# Given records
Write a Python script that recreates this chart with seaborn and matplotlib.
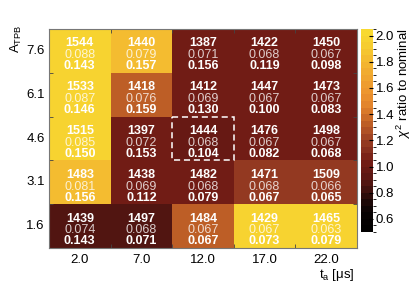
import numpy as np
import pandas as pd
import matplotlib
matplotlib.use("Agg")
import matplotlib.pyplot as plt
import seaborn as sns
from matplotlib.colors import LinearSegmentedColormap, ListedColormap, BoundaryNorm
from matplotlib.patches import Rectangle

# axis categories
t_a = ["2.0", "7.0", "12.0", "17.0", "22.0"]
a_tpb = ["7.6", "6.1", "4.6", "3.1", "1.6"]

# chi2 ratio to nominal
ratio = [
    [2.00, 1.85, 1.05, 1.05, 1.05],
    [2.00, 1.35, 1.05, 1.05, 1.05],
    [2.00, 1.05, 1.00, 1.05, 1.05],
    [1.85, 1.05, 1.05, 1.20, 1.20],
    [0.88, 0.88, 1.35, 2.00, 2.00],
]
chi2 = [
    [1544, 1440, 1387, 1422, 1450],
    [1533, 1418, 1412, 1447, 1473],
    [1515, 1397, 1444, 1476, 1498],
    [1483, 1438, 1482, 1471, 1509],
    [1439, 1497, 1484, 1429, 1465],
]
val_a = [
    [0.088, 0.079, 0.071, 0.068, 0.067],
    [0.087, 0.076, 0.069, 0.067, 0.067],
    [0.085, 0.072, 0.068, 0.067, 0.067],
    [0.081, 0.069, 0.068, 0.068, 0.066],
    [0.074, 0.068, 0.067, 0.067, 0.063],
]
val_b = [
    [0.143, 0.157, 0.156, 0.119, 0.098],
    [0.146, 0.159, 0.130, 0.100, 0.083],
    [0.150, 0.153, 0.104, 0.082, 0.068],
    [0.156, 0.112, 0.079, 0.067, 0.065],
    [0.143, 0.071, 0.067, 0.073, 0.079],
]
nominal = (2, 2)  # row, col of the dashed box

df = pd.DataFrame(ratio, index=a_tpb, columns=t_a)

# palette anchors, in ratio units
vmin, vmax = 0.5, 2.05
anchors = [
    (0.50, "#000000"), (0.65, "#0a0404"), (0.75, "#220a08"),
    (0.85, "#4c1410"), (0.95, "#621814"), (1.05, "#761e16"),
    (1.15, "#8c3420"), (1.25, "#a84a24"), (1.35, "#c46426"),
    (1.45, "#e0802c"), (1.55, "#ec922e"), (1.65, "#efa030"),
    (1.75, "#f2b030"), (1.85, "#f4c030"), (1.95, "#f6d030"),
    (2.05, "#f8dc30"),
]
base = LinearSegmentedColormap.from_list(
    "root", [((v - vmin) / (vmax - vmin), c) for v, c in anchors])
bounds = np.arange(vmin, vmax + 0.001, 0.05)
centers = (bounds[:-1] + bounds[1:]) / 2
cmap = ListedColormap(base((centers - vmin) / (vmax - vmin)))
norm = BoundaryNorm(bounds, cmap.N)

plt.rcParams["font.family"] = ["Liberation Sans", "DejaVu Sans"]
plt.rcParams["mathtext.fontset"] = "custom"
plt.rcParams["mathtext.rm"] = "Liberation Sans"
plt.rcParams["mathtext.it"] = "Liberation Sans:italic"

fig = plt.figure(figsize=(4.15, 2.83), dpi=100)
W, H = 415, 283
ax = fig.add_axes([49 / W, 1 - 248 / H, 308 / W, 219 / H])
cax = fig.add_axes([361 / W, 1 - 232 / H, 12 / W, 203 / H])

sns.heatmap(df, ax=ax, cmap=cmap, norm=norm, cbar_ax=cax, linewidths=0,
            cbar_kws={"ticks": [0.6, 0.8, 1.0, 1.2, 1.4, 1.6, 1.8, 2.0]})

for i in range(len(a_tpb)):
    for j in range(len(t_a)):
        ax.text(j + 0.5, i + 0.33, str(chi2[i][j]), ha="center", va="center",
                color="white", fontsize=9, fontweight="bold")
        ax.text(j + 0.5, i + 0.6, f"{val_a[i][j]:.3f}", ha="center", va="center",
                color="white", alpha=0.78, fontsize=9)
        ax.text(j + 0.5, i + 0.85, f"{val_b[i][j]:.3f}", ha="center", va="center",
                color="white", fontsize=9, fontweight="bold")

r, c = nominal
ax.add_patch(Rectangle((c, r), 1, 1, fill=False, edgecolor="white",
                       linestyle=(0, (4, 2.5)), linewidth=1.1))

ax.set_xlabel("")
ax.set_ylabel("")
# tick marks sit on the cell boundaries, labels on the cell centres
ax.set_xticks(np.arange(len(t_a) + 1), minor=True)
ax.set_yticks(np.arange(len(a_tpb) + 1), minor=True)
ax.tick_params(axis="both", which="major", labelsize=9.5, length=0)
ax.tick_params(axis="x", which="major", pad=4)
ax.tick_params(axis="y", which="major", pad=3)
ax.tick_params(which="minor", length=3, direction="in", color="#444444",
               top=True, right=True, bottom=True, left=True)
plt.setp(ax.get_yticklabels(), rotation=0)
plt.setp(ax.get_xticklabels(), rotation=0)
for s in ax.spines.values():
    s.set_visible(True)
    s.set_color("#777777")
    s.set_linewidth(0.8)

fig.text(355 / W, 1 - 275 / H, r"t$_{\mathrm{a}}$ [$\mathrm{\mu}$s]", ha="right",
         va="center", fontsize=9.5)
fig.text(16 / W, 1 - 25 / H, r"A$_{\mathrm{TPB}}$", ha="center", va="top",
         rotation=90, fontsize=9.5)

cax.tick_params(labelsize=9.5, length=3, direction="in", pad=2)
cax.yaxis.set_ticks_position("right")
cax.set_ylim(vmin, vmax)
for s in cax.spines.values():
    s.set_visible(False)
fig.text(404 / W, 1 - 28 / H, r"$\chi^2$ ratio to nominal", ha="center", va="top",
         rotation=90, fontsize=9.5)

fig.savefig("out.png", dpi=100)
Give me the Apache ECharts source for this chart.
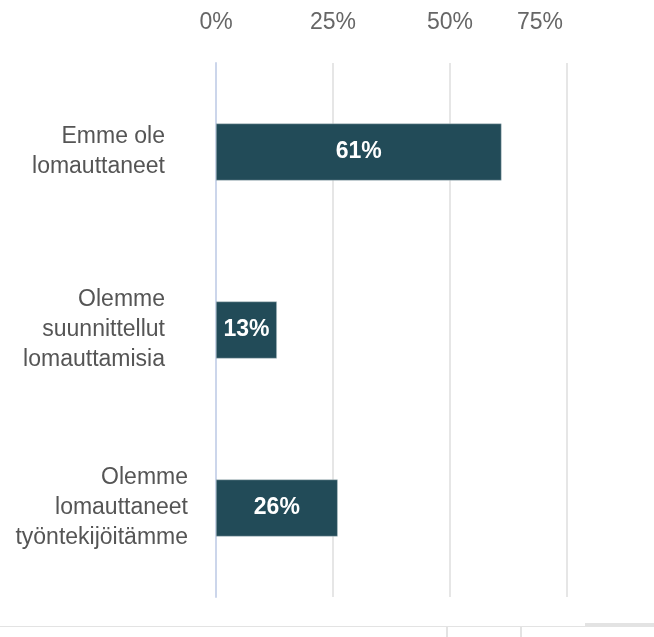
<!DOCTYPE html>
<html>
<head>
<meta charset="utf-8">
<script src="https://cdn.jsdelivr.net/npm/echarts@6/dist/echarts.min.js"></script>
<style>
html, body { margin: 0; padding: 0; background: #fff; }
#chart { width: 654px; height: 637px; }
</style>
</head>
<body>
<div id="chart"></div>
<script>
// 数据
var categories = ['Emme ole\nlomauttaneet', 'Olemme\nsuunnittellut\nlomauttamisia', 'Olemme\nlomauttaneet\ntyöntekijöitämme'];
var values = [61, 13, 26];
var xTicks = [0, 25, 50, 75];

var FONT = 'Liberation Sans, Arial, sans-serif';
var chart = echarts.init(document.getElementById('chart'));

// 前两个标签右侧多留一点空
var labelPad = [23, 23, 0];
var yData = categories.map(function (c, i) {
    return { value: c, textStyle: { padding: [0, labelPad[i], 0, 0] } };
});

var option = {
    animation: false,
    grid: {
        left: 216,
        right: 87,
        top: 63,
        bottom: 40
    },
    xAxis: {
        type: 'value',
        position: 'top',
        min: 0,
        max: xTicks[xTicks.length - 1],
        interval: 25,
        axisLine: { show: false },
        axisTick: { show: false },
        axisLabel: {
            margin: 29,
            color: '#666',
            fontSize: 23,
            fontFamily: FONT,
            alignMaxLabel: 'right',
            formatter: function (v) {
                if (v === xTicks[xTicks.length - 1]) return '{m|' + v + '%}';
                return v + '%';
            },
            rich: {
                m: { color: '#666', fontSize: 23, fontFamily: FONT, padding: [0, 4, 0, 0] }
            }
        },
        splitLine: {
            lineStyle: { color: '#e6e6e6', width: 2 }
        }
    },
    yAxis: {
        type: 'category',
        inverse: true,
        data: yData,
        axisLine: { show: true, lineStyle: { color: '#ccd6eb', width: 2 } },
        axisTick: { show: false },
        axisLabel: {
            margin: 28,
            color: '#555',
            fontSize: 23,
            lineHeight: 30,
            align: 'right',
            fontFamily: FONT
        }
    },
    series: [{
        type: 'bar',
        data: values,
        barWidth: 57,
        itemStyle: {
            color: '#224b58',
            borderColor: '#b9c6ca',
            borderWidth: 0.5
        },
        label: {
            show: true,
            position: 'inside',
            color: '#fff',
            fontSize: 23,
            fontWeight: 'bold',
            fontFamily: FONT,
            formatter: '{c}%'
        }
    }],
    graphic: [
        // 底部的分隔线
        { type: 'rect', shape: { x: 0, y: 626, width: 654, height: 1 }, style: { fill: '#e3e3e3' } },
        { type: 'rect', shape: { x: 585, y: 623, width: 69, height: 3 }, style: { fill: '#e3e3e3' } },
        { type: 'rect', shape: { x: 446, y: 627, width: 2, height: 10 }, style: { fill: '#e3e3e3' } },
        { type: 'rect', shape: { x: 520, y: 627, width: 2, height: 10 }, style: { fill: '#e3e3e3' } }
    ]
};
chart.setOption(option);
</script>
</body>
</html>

# Exercise objective
In the entries above, find the line that contains "nominal = (2, 2)", then repeat exactly every line from the first one through that line, with no pictures.

# Output for this exercise
Write a Python script that recreates this chart with seaborn and matplotlib.
import numpy as np
import pandas as pd
import matplotlib
matplotlib.use("Agg")
import matplotlib.pyplot as plt
import seaborn as sns
from matplotlib.colors import LinearSegmentedColormap, ListedColormap, BoundaryNorm
from matplotlib.patches import Rectangle

# axis categories
t_a = ["2.0", "7.0", "12.0", "17.0", "22.0"]
a_tpb = ["7.6", "6.1", "4.6", "3.1", "1.6"]

# chi2 ratio to nominal
ratio = [
    [2.00, 1.85, 1.05, 1.05, 1.05],
    [2.00, 1.35, 1.05, 1.05, 1.05],
    [2.00, 1.05, 1.00, 1.05, 1.05],
    [1.85, 1.05, 1.05, 1.20, 1.20],
    [0.88, 0.88, 1.35, 2.00, 2.00],
]
chi2 = [
    [1544, 1440, 1387, 1422, 1450],
    [1533, 1418, 1412, 1447, 1473],
    [1515, 1397, 1444, 1476, 1498],
    [1483, 1438, 1482, 1471, 1509],
    [1439, 1497, 1484, 1429, 1465],
]
val_a = [
    [0.088, 0.079, 0.071, 0.068, 0.067],
    [0.087, 0.076, 0.069, 0.067, 0.067],
    [0.085, 0.072, 0.068, 0.067, 0.067],
    [0.081, 0.069, 0.068, 0.068, 0.066],
    [0.074, 0.068, 0.067, 0.067, 0.063],
]
val_b = [
    [0.143, 0.157, 0.156, 0.119, 0.098],
    [0.146, 0.159, 0.130, 0.100, 0.083],
    [0.150, 0.153, 0.104, 0.082, 0.068],
    [0.156, 0.112, 0.079, 0.067, 0.065],
    [0.143, 0.071, 0.067, 0.073, 0.079],
]
nominal = (2, 2)  # row, col of the dashed box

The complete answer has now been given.